TASK DETAILS: Any pictures should be left out; please print exactly the lines between the line with "What TikZ code" and the line with "(0,0) rectangle (941,674);", inclusive.

(Charts and diagrams as code)
□ □ □ □ □ □ □

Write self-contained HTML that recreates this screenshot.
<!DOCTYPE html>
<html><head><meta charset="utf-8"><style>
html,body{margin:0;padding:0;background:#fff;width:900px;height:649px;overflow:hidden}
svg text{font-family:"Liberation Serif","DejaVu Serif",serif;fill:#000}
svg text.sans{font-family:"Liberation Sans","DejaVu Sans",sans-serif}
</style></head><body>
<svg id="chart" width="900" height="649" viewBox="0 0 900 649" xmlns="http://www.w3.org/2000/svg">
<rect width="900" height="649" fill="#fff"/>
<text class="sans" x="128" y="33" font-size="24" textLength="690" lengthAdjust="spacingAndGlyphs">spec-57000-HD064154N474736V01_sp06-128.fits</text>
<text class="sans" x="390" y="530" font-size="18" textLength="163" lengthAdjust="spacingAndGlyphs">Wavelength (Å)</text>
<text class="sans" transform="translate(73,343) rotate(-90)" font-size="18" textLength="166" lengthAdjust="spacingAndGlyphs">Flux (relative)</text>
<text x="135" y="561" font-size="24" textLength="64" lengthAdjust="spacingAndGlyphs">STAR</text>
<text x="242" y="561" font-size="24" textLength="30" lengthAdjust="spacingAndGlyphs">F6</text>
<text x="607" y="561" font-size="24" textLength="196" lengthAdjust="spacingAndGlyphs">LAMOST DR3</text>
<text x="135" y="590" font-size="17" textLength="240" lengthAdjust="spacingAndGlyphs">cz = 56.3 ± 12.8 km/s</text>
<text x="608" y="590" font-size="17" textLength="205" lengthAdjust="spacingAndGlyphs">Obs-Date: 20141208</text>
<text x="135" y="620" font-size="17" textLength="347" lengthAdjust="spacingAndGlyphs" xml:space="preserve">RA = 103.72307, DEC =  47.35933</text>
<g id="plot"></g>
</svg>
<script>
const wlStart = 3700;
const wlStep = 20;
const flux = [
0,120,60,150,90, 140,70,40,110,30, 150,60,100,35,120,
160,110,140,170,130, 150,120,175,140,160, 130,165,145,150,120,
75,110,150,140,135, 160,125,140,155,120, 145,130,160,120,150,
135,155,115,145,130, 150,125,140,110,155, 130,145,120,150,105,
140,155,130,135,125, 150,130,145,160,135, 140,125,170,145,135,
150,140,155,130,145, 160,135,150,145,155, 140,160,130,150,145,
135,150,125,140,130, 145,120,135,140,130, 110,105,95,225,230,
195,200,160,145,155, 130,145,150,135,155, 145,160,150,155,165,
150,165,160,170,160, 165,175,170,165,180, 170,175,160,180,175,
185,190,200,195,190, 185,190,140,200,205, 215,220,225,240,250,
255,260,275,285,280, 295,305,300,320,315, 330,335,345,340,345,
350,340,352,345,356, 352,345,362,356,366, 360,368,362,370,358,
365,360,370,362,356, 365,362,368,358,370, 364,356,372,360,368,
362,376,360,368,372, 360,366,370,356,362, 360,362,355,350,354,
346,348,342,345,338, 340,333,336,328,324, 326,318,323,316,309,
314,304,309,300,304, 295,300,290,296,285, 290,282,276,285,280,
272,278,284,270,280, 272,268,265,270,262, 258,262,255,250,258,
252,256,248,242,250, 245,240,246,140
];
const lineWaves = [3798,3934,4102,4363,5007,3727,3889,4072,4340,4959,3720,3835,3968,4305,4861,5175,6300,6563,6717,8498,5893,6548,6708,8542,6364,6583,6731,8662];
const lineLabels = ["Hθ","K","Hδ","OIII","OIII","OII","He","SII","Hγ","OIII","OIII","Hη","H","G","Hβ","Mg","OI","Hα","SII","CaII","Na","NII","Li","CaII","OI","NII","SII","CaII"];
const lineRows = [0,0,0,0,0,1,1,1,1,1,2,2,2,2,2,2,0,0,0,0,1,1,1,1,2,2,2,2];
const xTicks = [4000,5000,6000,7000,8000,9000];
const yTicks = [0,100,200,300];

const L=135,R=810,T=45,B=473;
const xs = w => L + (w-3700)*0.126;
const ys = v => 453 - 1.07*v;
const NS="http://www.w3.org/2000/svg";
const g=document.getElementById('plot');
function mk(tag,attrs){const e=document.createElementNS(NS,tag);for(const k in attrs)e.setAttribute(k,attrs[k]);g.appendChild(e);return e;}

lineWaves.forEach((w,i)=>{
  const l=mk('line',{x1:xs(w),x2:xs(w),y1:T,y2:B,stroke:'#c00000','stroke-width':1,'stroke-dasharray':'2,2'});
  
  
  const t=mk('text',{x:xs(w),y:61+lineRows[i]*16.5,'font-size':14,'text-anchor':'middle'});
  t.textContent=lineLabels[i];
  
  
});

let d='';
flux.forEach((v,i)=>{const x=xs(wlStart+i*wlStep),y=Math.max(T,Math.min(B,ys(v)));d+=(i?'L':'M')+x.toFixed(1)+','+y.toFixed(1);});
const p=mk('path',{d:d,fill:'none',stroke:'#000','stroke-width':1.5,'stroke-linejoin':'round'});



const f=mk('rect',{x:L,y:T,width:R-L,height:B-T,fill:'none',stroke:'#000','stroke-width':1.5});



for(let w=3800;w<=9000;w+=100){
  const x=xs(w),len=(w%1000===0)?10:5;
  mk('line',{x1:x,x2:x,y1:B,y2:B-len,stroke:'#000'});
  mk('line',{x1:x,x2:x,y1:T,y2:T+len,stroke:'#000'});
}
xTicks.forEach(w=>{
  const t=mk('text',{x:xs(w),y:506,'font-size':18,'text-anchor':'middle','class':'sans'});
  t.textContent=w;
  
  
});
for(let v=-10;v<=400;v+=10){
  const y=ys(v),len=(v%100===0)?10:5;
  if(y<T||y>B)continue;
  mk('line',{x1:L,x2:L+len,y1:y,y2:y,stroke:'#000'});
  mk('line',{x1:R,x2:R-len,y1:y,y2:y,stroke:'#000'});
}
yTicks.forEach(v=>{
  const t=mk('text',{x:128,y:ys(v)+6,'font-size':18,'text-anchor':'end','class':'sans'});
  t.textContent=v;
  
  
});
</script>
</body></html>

□ □ □ □ □ □ □

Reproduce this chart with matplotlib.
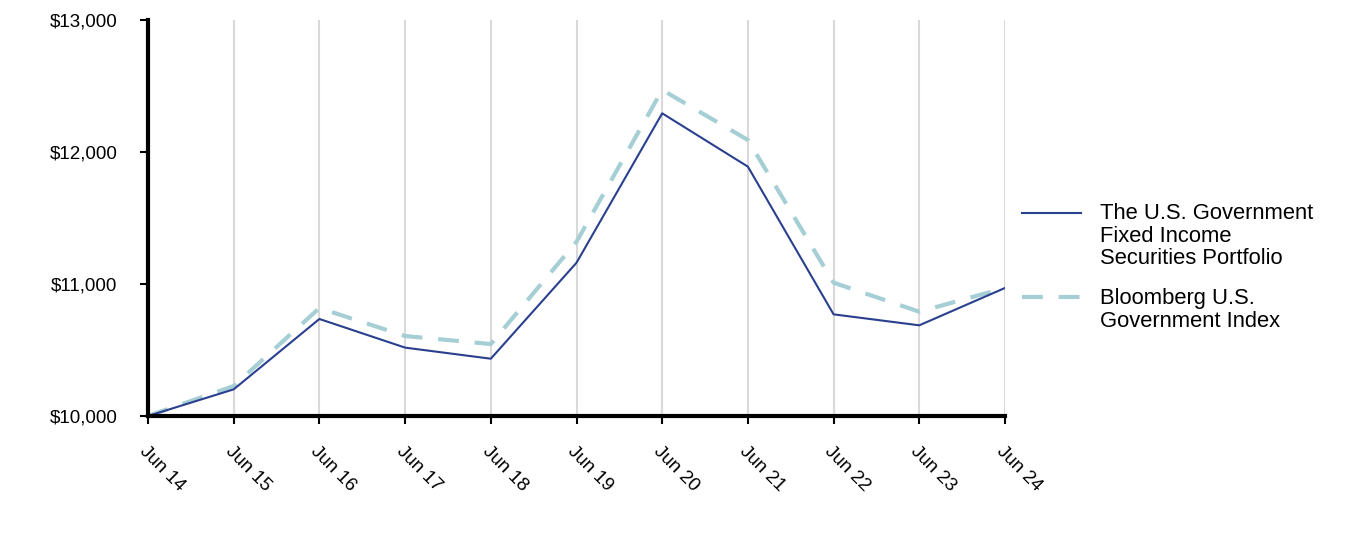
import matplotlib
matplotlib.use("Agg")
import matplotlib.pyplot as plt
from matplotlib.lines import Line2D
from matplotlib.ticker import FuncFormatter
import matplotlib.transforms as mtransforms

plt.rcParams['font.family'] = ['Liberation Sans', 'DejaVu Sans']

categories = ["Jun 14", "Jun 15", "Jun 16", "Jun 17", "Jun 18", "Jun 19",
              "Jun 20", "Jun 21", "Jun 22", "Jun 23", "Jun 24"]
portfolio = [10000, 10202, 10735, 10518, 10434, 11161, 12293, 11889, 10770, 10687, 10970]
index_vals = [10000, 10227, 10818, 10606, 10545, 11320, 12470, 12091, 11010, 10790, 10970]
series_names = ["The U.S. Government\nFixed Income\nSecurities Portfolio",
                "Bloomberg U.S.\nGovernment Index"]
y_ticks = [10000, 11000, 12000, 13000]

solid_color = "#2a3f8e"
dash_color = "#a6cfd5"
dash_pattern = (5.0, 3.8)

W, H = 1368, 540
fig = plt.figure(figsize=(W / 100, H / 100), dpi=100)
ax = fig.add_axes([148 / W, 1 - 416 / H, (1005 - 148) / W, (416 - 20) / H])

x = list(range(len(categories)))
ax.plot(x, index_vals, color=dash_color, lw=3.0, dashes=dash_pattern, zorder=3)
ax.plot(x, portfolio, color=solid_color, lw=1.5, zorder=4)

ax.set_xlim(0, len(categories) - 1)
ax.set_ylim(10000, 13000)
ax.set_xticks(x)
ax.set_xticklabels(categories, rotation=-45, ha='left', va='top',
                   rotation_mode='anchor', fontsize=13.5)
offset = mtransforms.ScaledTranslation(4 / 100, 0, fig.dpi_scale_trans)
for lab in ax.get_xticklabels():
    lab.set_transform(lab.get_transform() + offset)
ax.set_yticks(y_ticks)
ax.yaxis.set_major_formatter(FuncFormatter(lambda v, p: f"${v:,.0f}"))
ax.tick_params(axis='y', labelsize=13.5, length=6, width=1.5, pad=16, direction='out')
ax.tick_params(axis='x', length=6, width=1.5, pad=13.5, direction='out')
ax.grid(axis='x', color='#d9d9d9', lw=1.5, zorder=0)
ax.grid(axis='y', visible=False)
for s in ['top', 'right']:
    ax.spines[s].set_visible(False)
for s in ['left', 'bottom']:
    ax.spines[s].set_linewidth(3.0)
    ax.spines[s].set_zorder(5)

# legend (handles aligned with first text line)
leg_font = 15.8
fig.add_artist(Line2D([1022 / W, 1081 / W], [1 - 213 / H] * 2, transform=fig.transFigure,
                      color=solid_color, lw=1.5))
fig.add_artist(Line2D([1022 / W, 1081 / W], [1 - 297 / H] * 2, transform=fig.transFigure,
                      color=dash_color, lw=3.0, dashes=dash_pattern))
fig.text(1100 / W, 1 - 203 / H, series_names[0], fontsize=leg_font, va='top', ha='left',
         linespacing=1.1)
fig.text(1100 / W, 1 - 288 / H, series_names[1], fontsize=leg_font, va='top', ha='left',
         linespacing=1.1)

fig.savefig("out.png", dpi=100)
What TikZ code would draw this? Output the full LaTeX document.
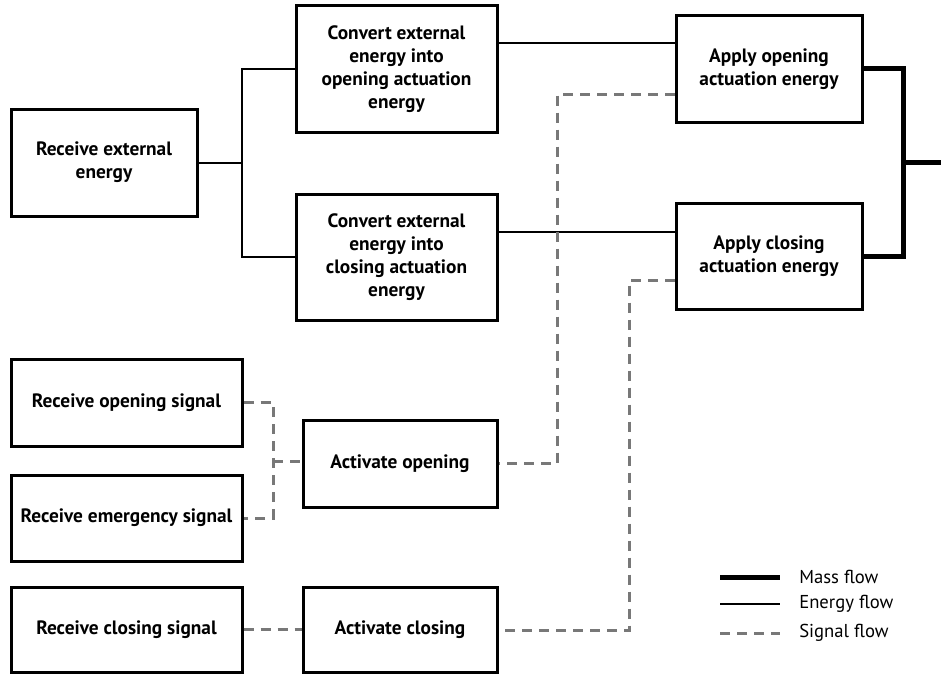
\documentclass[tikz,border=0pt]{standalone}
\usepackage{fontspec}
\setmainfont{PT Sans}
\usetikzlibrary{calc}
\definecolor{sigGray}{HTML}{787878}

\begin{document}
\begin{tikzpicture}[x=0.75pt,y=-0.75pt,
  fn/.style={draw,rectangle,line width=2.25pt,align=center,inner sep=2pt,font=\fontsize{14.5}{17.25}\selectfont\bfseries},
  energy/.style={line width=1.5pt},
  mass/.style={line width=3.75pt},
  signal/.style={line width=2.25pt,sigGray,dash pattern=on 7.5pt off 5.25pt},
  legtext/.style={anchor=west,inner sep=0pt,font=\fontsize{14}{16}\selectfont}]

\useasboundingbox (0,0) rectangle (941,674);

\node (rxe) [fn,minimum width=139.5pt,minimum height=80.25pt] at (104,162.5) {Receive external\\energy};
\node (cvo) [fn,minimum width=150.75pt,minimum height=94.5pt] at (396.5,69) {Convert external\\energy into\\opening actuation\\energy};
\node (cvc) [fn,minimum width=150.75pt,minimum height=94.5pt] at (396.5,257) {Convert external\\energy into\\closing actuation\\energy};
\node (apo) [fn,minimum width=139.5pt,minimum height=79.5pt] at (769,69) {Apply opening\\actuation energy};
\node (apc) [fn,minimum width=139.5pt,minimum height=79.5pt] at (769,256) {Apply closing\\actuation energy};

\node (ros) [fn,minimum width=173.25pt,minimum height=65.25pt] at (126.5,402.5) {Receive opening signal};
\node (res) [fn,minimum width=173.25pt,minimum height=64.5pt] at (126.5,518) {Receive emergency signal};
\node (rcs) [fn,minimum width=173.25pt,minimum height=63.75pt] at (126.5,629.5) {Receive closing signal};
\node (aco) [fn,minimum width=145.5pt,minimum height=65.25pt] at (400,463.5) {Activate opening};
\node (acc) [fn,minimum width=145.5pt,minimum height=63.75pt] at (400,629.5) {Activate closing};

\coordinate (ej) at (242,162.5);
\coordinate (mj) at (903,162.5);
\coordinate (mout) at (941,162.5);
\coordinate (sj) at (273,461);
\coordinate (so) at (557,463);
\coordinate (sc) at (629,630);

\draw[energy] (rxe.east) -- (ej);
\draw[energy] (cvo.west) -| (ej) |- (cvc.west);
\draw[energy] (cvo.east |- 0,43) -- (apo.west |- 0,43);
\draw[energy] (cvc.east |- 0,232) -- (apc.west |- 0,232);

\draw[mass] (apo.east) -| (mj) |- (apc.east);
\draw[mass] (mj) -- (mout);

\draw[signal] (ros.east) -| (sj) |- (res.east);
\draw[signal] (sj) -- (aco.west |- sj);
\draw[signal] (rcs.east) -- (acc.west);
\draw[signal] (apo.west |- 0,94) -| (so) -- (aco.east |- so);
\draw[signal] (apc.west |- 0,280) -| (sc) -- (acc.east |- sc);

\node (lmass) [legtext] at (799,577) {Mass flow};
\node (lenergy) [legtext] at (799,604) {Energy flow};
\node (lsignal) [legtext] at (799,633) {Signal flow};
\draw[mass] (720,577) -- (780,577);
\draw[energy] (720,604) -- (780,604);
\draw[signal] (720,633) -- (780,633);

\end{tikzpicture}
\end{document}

□ □ □ □ □ □ □

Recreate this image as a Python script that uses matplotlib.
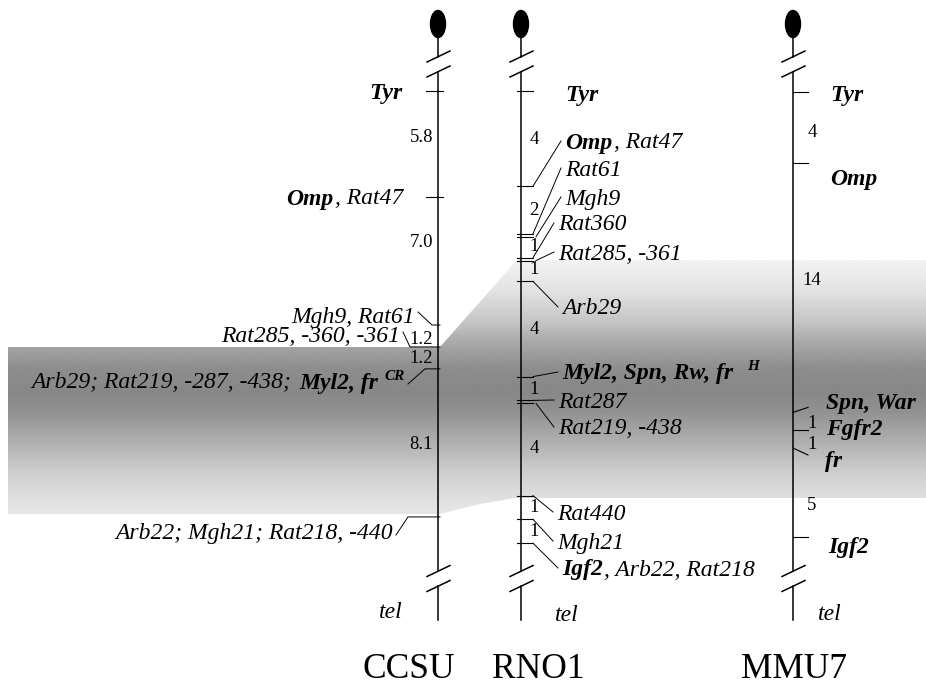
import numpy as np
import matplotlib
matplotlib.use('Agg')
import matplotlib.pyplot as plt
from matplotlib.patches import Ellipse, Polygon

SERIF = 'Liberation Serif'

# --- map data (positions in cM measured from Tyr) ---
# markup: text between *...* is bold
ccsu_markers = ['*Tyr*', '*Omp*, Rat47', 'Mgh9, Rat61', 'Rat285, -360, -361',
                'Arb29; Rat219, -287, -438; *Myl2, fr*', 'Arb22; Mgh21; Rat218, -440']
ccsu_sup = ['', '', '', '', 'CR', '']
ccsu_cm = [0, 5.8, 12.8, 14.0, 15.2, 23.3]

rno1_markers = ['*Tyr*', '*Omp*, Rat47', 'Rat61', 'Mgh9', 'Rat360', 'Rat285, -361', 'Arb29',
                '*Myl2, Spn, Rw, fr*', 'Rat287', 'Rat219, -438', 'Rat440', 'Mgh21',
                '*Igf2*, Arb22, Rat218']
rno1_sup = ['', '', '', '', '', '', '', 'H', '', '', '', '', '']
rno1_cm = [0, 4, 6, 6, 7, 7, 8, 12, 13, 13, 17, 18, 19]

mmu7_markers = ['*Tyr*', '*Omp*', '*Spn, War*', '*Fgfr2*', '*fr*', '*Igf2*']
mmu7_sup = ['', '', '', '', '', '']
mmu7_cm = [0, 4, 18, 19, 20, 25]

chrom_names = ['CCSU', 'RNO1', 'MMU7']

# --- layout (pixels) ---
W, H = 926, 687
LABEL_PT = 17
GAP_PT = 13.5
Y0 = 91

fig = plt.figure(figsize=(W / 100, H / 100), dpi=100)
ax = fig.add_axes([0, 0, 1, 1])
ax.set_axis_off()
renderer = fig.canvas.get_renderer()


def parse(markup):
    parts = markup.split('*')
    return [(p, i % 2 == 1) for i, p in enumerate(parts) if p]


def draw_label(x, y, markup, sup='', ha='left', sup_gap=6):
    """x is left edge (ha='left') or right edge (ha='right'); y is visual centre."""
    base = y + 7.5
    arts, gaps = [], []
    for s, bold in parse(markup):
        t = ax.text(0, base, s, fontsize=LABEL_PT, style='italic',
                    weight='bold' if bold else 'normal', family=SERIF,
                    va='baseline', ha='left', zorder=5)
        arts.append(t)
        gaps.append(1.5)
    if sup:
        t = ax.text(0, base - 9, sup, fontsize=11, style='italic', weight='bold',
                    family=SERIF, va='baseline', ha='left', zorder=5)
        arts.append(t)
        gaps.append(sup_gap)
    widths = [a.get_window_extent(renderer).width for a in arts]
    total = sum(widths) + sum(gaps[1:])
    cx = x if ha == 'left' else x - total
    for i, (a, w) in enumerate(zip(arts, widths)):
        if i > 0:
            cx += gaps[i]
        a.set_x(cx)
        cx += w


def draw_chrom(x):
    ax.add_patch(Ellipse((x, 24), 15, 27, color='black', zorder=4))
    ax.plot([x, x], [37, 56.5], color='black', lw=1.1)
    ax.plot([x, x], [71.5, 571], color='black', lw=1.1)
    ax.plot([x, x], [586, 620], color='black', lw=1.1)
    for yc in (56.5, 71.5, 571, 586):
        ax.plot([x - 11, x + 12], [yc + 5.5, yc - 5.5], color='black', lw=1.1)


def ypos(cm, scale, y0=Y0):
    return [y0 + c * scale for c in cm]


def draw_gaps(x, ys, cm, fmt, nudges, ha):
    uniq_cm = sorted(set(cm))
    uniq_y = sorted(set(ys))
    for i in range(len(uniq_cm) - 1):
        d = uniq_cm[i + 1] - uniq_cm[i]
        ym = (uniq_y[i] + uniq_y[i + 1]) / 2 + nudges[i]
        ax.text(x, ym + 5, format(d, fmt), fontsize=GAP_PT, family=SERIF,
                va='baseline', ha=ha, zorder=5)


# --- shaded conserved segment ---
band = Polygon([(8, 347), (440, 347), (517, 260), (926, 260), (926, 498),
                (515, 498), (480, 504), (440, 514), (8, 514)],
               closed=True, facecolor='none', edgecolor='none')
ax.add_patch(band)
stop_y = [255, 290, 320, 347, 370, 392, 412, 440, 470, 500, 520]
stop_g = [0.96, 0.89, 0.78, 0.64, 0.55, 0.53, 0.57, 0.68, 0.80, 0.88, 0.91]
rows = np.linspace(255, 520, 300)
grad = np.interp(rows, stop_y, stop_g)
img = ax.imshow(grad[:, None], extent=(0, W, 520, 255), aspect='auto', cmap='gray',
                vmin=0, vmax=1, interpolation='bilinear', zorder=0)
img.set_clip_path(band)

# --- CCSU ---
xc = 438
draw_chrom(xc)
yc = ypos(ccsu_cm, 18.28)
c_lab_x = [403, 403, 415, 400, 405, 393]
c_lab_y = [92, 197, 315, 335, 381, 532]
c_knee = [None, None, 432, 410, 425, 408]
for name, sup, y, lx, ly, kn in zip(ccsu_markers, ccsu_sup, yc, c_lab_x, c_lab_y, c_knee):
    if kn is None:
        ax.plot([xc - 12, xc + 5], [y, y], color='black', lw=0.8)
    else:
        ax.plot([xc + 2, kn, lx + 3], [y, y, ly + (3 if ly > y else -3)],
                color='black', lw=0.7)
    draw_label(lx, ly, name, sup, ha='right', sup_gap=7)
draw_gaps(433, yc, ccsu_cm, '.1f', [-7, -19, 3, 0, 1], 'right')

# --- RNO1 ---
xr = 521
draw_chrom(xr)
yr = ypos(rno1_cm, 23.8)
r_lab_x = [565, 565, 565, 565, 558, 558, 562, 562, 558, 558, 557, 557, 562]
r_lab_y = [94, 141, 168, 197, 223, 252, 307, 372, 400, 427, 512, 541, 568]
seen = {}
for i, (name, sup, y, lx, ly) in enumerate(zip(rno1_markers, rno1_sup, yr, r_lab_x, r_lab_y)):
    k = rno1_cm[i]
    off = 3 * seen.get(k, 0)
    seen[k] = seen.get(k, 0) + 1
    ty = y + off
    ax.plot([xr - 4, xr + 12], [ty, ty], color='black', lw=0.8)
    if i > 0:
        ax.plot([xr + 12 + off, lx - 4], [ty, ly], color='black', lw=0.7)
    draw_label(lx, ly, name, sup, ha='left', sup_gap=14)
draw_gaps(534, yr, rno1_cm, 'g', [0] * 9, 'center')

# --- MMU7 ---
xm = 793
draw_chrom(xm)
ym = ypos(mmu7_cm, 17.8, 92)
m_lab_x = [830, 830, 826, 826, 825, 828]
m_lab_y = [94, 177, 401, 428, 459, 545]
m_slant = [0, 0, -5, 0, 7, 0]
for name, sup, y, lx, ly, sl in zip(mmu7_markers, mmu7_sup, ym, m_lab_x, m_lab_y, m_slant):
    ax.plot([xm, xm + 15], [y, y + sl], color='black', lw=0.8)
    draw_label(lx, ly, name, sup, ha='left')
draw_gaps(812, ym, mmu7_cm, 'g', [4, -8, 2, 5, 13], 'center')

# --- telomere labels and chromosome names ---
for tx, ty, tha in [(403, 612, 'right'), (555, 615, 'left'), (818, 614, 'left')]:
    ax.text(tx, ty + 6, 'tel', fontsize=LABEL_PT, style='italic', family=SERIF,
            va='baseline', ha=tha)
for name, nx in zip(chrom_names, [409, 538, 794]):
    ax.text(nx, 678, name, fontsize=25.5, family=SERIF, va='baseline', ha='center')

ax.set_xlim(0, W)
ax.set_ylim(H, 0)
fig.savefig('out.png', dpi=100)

□ □ □ □ □ □ □

RESULT FOR THIS EXERCISE:
What TikZ code would draw this? Output the full LaTeX document.
\documentclass[tikz,border=0pt]{standalone}
\usepackage{fontspec}
\setmainfont{PT Sans}
\usetikzlibrary{calc}
\definecolor{sigGray}{HTML}{787878}

\begin{document}
\begin{tikzpicture}[x=0.75pt,y=-0.75pt,
  fn/.style={draw,rectangle,line width=2.25pt,align=center,inner sep=2pt,font=\fontsize{14.5}{17.25}\selectfont\bfseries},
  energy/.style={line width=1.5pt},
  mass/.style={line width=3.75pt},
  signal/.style={line width=2.25pt,sigGray,dash pattern=on 7.5pt off 5.25pt},
  legtext/.style={anchor=west,inner sep=0pt,font=\fontsize{14}{16}\selectfont}]

\useasboundingbox (0,0) rectangle (941,674);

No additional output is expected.